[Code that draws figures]
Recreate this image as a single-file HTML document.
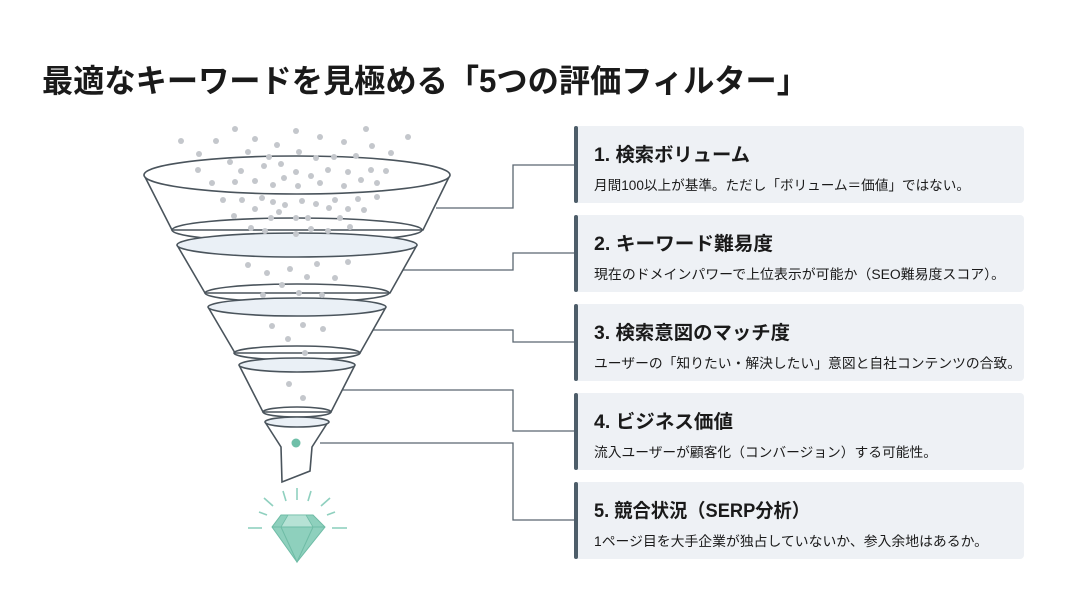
<!DOCTYPE html>
<html><head><meta charset="utf-8"><style>
html,body{margin:0;padding:0;background:#fff;}
svg{display:block;}
text{font-family:"Liberation Sans","Noto Sans CJK JP",sans-serif;fill:#1a1a1a;}
</style></head><body>
<svg width="1067" height="600" viewBox="0 0 1067 600" xmlns="http://www.w3.org/2000/svg">
<rect width="1067" height="600" fill="#fff"/>
<text x="42" y="92" font-size="32" font-weight="bold" textLength="766" lengthAdjust="spacingAndGlyphs">最適なキーワードを見極める「5つの評価フィルター」</text>

<!-- cards -->
<g>
<rect x="574" y="126" width="450" height="77" rx="4" fill="#eef1f5"/><rect x="574" y="126" width="4" height="77" rx="2" fill="#4d5d69"/>
<rect x="574" y="215" width="450" height="77" rx="4" fill="#eef1f5"/><rect x="574" y="215" width="4" height="77" rx="2" fill="#4d5d69"/>
<rect x="574" y="304" width="450" height="77" rx="4" fill="#eef1f5"/><rect x="574" y="304" width="4" height="77" rx="2" fill="#4d5d69"/>
<rect x="574" y="393" width="450" height="77" rx="4" fill="#eef1f5"/><rect x="574" y="393" width="4" height="77" rx="2" fill="#4d5d69"/>
<rect x="574" y="482" width="450" height="77" rx="4" fill="#eef1f5"/><rect x="574" y="482" width="4" height="77" rx="2" fill="#4d5d69"/>
</g>
<g font-weight="bold" font-size="19">
<text x="594" y="161" textLength="156" lengthAdjust="spacingAndGlyphs">1. 検索ボリューム</text>
<text x="594" y="250" textLength="179" lengthAdjust="spacingAndGlyphs">2. キーワード難易度</text>
<text x="594" y="339" textLength="196" lengthAdjust="spacingAndGlyphs">3. 検索意図のマッチ度</text>
<text x="594" y="428" textLength="139" lengthAdjust="spacingAndGlyphs">4. ビジネス価値</text>
<text x="594" y="517" textLength="216" lengthAdjust="spacingAndGlyphs">5. 競合状況（SERP分析）</text>
</g>
<g font-size="13.5">
<text x="594" y="190" textLength="376" lengthAdjust="spacingAndGlyphs">月間100以上が基準。ただし「ボリューム＝価値」ではない。</text>
<text x="594" y="279" textLength="411" lengthAdjust="spacingAndGlyphs">現在のドメインパワーで上位表示が可能か（SEO難易度スコア）。</text>
<text x="594" y="368" textLength="427" lengthAdjust="spacingAndGlyphs">ユーザーの「知りたい・解決したい」意図と自社コンテンツの合致。</text>
<text x="594" y="457" textLength="343" lengthAdjust="spacingAndGlyphs">流入ユーザーが顧客化（コンバージョン）する可能性。</text>
<text x="594" y="546" textLength="394" lengthAdjust="spacingAndGlyphs">1ページ目を大手企業が独占していないか、参入余地はあるか。</text>
</g>

<!-- connectors -->
<g fill="none" stroke="#5a6670" stroke-width="1.3">
<polyline points="436,208 513,208 513,165 574,165"/>
<polyline points="403,270 513,270 513,253 574,253"/>
<polyline points="373,330 513,330 513,342 574,342"/>
<polyline points="343,390 513,390 513,431 574,431"/>
<polyline points="320,443 513,443 513,520 574,520"/>
</g>

<!-- funnel -->
<g stroke="#4a545c" stroke-width="1.6" fill="none">
<path d="M144,175 L172,230 L423,230 L450,175" fill="#fff"/>
<ellipse cx="297" cy="175" rx="153" ry="19" fill="#fff"/>
<ellipse cx="297" cy="230" rx="125" ry="12"/>
<path d="M177,245 L205,293 L390,293 L417,245" fill="#fff"/>
<ellipse cx="297" cy="245" rx="120" ry="12" fill="#eaf0f6"/>
<ellipse cx="297" cy="293" rx="92" ry="9"/>
<path d="M208,307 L235,353 L360,353 L386,307" fill="#fff"/>
<ellipse cx="297" cy="307" rx="89" ry="9" fill="#eaf0f6"/>
<ellipse cx="297" cy="353" rx="63" ry="7"/>
<path d="M239,365 L263,412 L331,412 L355,365" fill="#fff"/>
<ellipse cx="297" cy="365" rx="58" ry="7" fill="#eaf0f6"/>
<ellipse cx="297" cy="412" rx="34" ry="5"/>
<path d="M265,422 L281,447 L282,482 L310,471 L312,447 L328,422" fill="#fff"/>
<ellipse cx="297" cy="422" rx="32" ry="5" fill="#eaf0f6"/>
</g>
<circle cx="296" cy="443" r="4.5" fill="#6fbfa8"/>

<!-- dots -->
<g fill="#c4c7cc">
<circle cx="235" cy="129" r="3"/><circle cx="296" cy="131" r="3"/><circle cx="366" cy="129" r="3"/><circle cx="181" cy="141" r="3"/><circle cx="216" cy="141" r="3"/><circle cx="255" cy="139" r="3"/><circle cx="277" cy="145" r="3"/><circle cx="320" cy="137" r="3"/><circle cx="344" cy="142" r="3"/><circle cx="372" cy="146" r="3"/><circle cx="408" cy="137" r="3"/>
<circle cx="199" cy="154" r="3"/><circle cx="230" cy="162" r="3"/><circle cx="248" cy="152" r="3"/><circle cx="269" cy="157" r="3"/><circle cx="299" cy="152" r="3"/><circle cx="316" cy="158" r="3"/><circle cx="334" cy="157" r="3"/><circle cx="356" cy="156" r="3"/><circle cx="391" cy="153" r="3"/>
<circle cx="198" cy="170" r="3"/><circle cx="241" cy="171" r="3"/><circle cx="264" cy="166" r="3"/><circle cx="281" cy="164" r="3"/><circle cx="296" cy="172" r="3"/><circle cx="311" cy="176" r="3"/><circle cx="328" cy="170" r="3"/><circle cx="348" cy="172" r="3"/><circle cx="371" cy="170" r="3"/><circle cx="386" cy="171" r="3"/>
<circle cx="212" cy="183" r="3"/><circle cx="235" cy="182" r="3"/><circle cx="255" cy="181" r="3"/><circle cx="273" cy="185" r="3"/><circle cx="284" cy="178" r="3"/><circle cx="298" cy="186" r="3"/><circle cx="320" cy="183" r="3"/><circle cx="344" cy="186" r="3"/><circle cx="361" cy="180" r="3"/><circle cx="377" cy="183" r="3"/>
<circle cx="223" cy="200" r="3"/><circle cx="242" cy="200" r="3"/><circle cx="262" cy="198" r="3"/><circle cx="273" cy="202" r="3"/><circle cx="285" cy="205" r="3"/><circle cx="302" cy="201" r="3"/><circle cx="316" cy="204" r="3"/><circle cx="335" cy="200" r="3"/><circle cx="358" cy="199" r="3"/><circle cx="377" cy="197" r="3"/>
<circle cx="255" cy="209" r="3"/><circle cx="279" cy="212" r="3"/><circle cx="296" cy="218" r="3"/><circle cx="329" cy="208" r="3"/><circle cx="348" cy="209" r="3"/><circle cx="364" cy="210" r="3"/><circle cx="234" cy="216" r="3"/><circle cx="271" cy="218" r="3"/><circle cx="308" cy="218" r="3"/><circle cx="340" cy="218" r="3"/>
<circle cx="251" cy="228" r="3"/><circle cx="265" cy="231" r="3"/><circle cx="296" cy="234" r="3"/><circle cx="311" cy="229" r="3"/><circle cx="328" cy="231" r="3"/><circle cx="350" cy="227" r="3"/>
<circle cx="248" cy="265" r="3"/><circle cx="267" cy="273" r="3"/><circle cx="290" cy="269" r="3"/><circle cx="317" cy="264" r="3"/><circle cx="348" cy="262" r="3"/><circle cx="307" cy="277" r="3"/><circle cx="335" cy="278" r="3"/><circle cx="282" cy="285" r="3"/><circle cx="263" cy="295" r="3"/><circle cx="299" cy="293" r="3"/><circle cx="322" cy="295" r="3"/>
<circle cx="272" cy="326" r="3"/><circle cx="303" cy="325" r="3"/><circle cx="323" cy="329" r="3"/><circle cx="288" cy="339" r="3"/><circle cx="305" cy="353" r="3"/>
<circle cx="289" cy="384" r="3"/><circle cx="303" cy="398" r="3"/>
</g>

<!-- diamond -->
<g stroke="#8fd0bf" stroke-width="1.6" fill="none">
<line x1="297" y1="488" x2="297" y2="500"/><line x1="283" y1="491" x2="286" y2="501"/><line x1="311" y1="491" x2="308" y2="501"/>
<line x1="264" y1="498" x2="273" y2="506"/><line x1="330" y1="498" x2="321" y2="506"/>
<line x1="259" y1="512" x2="267" y2="515"/><line x1="335" y1="512" x2="327" y2="515"/>
<line x1="248" y1="528" x2="262" y2="528"/><line x1="332" y1="528" x2="347" y2="528"/>
</g>
<polygon points="281,515 313,515 325,527 297,562 272,527" fill="#8ed0bd" stroke="#6fbca6" stroke-width="1"/>
<polygon points="288,515 306,515 313,527 281,527" fill="#b6e2d5" stroke="#6fbca6" stroke-width="0.8"/>
<polyline points="272,527 325,527" stroke="#6fbca6" fill="none"/>
<polyline points="281,527 297,562 313,527" stroke="#6fbca6" fill="none"/>
</svg>
</body></html>
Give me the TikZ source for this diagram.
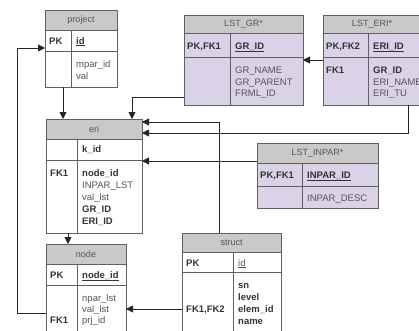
\documentclass[tikz,border=0pt]{standalone}
\usepackage{fontspec}
\setmainfont{Liberation Sans}
\usetikzlibrary{arrows.meta}
\definecolor{hdrgray}{HTML}{C9C9C9}
\definecolor{lav}{HTML}{DAD2E6}
\definecolor{edge}{HTML}{606060}
\definecolor{ink}{HTML}{333333}
\definecolor{ink2}{HTML}{555555}
\newcommand\cellbox[6]{\node[cellb, fill=#6, minimum width=#4pt-#2pt, minimum height=#5pt-#3pt] (#1) at (#2,#3) {};}
\begin{document}
\begin{tikzpicture}[x=1pt,y=-1pt,
 cellb/.style={draw=edge, line width=0.9pt, anchor=north west, inner sep=0pt, outer sep=0pt},
 ttl/.style={font=\fontsize{9}{11}\selectfont, text=ink2, inner sep=0pt},
 fld/.style={font=\fontsize{9.5}{11}\selectfont, text=ink2, anchor=base west, inner sep=0pt},
 key/.style={fld, font=\fontsize{9.5}{11}\selectfont\bfseries, text=ink},
 conn/.style={draw=black!85, line width=0.9pt},
 arr/.style={conn, -{Triangle[length=7pt,width=7pt]}}]
\useasboundingbox (0,0) rectangle (419,330);
\clip (0,0) rectangle (419,330);
\fill[white] (0,0) rectangle (419,330);

% project
\cellbox{prjH}{45}{10}{117}{30}{hdrgray}
\cellbox{prjPKk}{45}{30}{71}{51}{white}
\cellbox{prjPKf}{71}{30}{117}{51}{white}
\cellbox{prjBk}{45}{51}{71}{87}{white}
\cellbox{prjBf}{71}{51}{117}{87}{white}
\node[ttl] (prjT) at (prjH) {project};
\node[key] (prjK1) at (49,44) {PK};
\node[key] (prjF1) at (76,44) {\underline{id}};
\node[fld] (prjF2) at (76,67) {mpar\_id};
\node[fld] (prjF3) at (76,79) {val};

% LST_GR*
\cellbox{grH}{184}{15}{303}{33}{hdrgray}
\cellbox{grPKk}{184}{33}{230}{57}{lav}
\cellbox{grPKf}{230}{33}{303}{57}{lav}
\cellbox{grBk}{184}{57}{230}{105}{lav}
\cellbox{grBf}{230}{57}{303}{105}{lav}
\node[ttl] (grT) at (grH) {LST\_GR*};
\node[key] (grK1) at (187,49) {PK,FK1};
\node[key] (grF1) at (235,49) {\underline{GR\_ID}};
\node[fld] (grF2) at (235,73) {GR\_NAME};
\node[fld] (grF3) at (235,85) {GR\_PARENT};
\node[fld] (grF4) at (235,96) {FRML\_ID};

% LST_ERI*
\cellbox{lerH}{323}{15}{440}{33}{hdrgray}
\cellbox{lerPKk}{323}{33}{368}{57}{lav}
\cellbox{lerPKf}{368}{33}{440}{57}{lav}
\cellbox{lerBk}{323}{57}{368}{105}{lav}
\cellbox{lerBf}{368}{57}{440}{105}{lav}
\node[ttl] (lerT) at (372,24) {LST\_ERI*};
\node[key] (lerK1) at (326,49) {PK,FK2};
\node[key] (lerF1) at (373,49) {\underline{ERI\_ID}};
\node[key] (lerK2) at (326,73) {FK1};
\node[key] (lerF2) at (373,73) {GR\_ID};
\node[fld] (lerF3) at (373,85) {ERI\_NAME};
\node[fld] (lerF4) at (373,96) {ERI\_TU};

% eri
\cellbox{eriH}{46}{119}{142}{139}{hdrgray}
\cellbox{eriPKk}{46}{139}{77}{160}{white}
\cellbox{eriPKf}{77}{139}{142}{160}{white}
\cellbox{eriBk}{46}{160}{77}{233}{white}
\cellbox{eriBf}{77}{160}{142}{233}{white}
\node[ttl] (eriT) at (eriH) {eri};
\node[key] (eriF1) at (82,152) {k\_id};
\node[key] (eriK2) at (50,176) {FK1};
\node[key] (eriF2) at (82,176) {node\_id};
\node[fld] (eriF3) at (82,188) {INPAR\_LST};
\node[fld] (eriF4) at (82,200) {val\_lst};
\node[key] (eriF5) at (82,212) {GR\_ID};
\node[key] (eriF6) at (82,224) {ERI\_ID};

% LST_INPAR*
\cellbox{inH}{257}{143}{378}{163}{hdrgray}
\cellbox{inPKk}{257}{163}{302}{186}{lav}
\cellbox{inPKf}{302}{163}{378}{186}{lav}
\cellbox{inBk}{257}{186}{302}{208}{lav}
\cellbox{inBf}{302}{186}{378}{208}{lav}
\node[ttl] (inT) at (inH) {LST\_INPAR*};
\node[key] (inK1) at (260,178) {PK,FK1};
\node[key] (inF1) at (307,178) {\underline{INPAR\_ID}};
\node[fld] (inF2) at (307,201) {INPAR\_DESC};

% node
\cellbox{ndH}{46}{244}{126}{264}{hdrgray}
\cellbox{ndPKk}{46}{264}{77}{285}{white}
\cellbox{ndPKf}{77}{264}{126}{285}{white}
\cellbox{ndBk}{46}{285}{77}{345}{white}
\cellbox{ndBf}{77}{285}{126}{345}{white}
\node[ttl] (ndT) at (ndH) {node};
\node[key] (ndK1) at (50,278) {PK};
\node[key] (ndF1) at (82,278) {\underline{node\_id}};
\node[fld] (ndF2) at (82,301) {npar\_lst};
\node[fld] (ndF3) at (82,312) {val\_lst};
\node[fld] (ndF4) at (82,323) {prj\_id};
\node[key] (ndK2) at (50,323) {FK1};

% struct
\cellbox{stH}{182}{233}{281}{252}{hdrgray}
\cellbox{stPKk}{182}{252}{233}{272}{white}
\cellbox{stPKf}{233}{252}{281}{272}{white}
\cellbox{stBk}{182}{272}{233}{345}{white}
\cellbox{stBf}{233}{272}{281}{345}{white}
\node[ttl] (stT) at (stH) {struct};
\node[key] (stK1) at (186,266) {PK};
\node[fld] (stF1) at (238,266) {\underline{id}};
\node[key] (stF2) at (238,288) {sn};
\node[key] (stF3) at (238,300) {level};
\node[key] (stF4) at (238,312) {elem\_id};
\node[key] (stF5) at (238,324) {name};
\node[key] (stK2) at (186,312) {FK1,FK2};

% connectors
\coordinate (lp1) at (17,313);
\coordinate (lp2) at (17,48);
\draw[arr] (ndBk.west |- lp1) -- (lp1) -- (lp2) -- (prjPKk.west |- lp2);
\coordinate (x63) at (63,0);
\draw[arr] (prjBk.south -| x63) -- (eriH.north -| x63);
\coordinate (gr1) at (132,97);
\draw[arr] (grBk.west |- gr1) -- (gr1) -- (eriH.north -| gr1);
\coordinate (e1) at (0,60);
\draw[arr] (lerBk.west |- e1) -- (grBf.east |- e1);
\coordinate (s1) at (219,122);
\draw[arr] (stH.north -| s1) -- (s1) -- (eriH.east |- s1);
\coordinate (l1) at (408,133);
\draw[arr] (lerBf.south -| l1) -- (l1) -- (eriH.east |- l1);
\coordinate (i1) at (0,161);
\draw[arr] (inH.west |- i1) -- (eriBf.east |- i1);
\coordinate (x68) at (68,0);
\draw[arr] (eriBk.south -| x68) -- (ndH.north -| x68);
\coordinate (s2) at (0,309);
\draw[arr] (stBk.west |- s2) -- (ndBf.east |- s2);
\end{tikzpicture}
\end{document}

• Required work:
Leaving the pictures out, write out exactly the lines from the line containing "Give me the TikZ source for this diagram." through the line containing "(prjF3) at (76,79)", both included.

• Solution below:
Give me the TikZ source for this diagram.
\documentclass[tikz,border=0pt]{standalone}
\usepackage{fontspec}
\setmainfont{Liberation Sans}
\usetikzlibrary{arrows.meta}
\definecolor{hdrgray}{HTML}{C9C9C9}
\definecolor{lav}{HTML}{DAD2E6}
\definecolor{edge}{HTML}{606060}
\definecolor{ink}{HTML}{333333}
\definecolor{ink2}{HTML}{555555}
\newcommand\cellbox[6]{\node[cellb, fill=#6, minimum width=#4pt-#2pt, minimum height=#5pt-#3pt] (#1) at (#2,#3) {};}
\begin{document}
\begin{tikzpicture}[x=1pt,y=-1pt,
 cellb/.style={draw=edge, line width=0.9pt, anchor=north west, inner sep=0pt, outer sep=0pt},
 ttl/.style={font=\fontsize{9}{11}\selectfont, text=ink2, inner sep=0pt},
 fld/.style={font=\fontsize{9.5}{11}\selectfont, text=ink2, anchor=base west, inner sep=0pt},
 key/.style={fld, font=\fontsize{9.5}{11}\selectfont\bfseries, text=ink},
 conn/.style={draw=black!85, line width=0.9pt},
 arr/.style={conn, -{Triangle[length=7pt,width=7pt]}}]
\useasboundingbox (0,0) rectangle (419,330);
\clip (0,0) rectangle (419,330);
\fill[white] (0,0) rectangle (419,330);

% project
\cellbox{prjH}{45}{10}{117}{30}{hdrgray}
\cellbox{prjPKk}{45}{30}{71}{51}{white}
\cellbox{prjPKf}{71}{30}{117}{51}{white}
\cellbox{prjBk}{45}{51}{71}{87}{white}
\cellbox{prjBf}{71}{51}{117}{87}{white}
\node[ttl] (prjT) at (prjH) {project};
\node[key] (prjK1) at (49,44) {PK};
\node[key] (prjF1) at (76,44) {\underline{id}};
\node[fld] (prjF2) at (76,67) {mpar\_id};
\node[fld] (prjF3) at (76,79) {val};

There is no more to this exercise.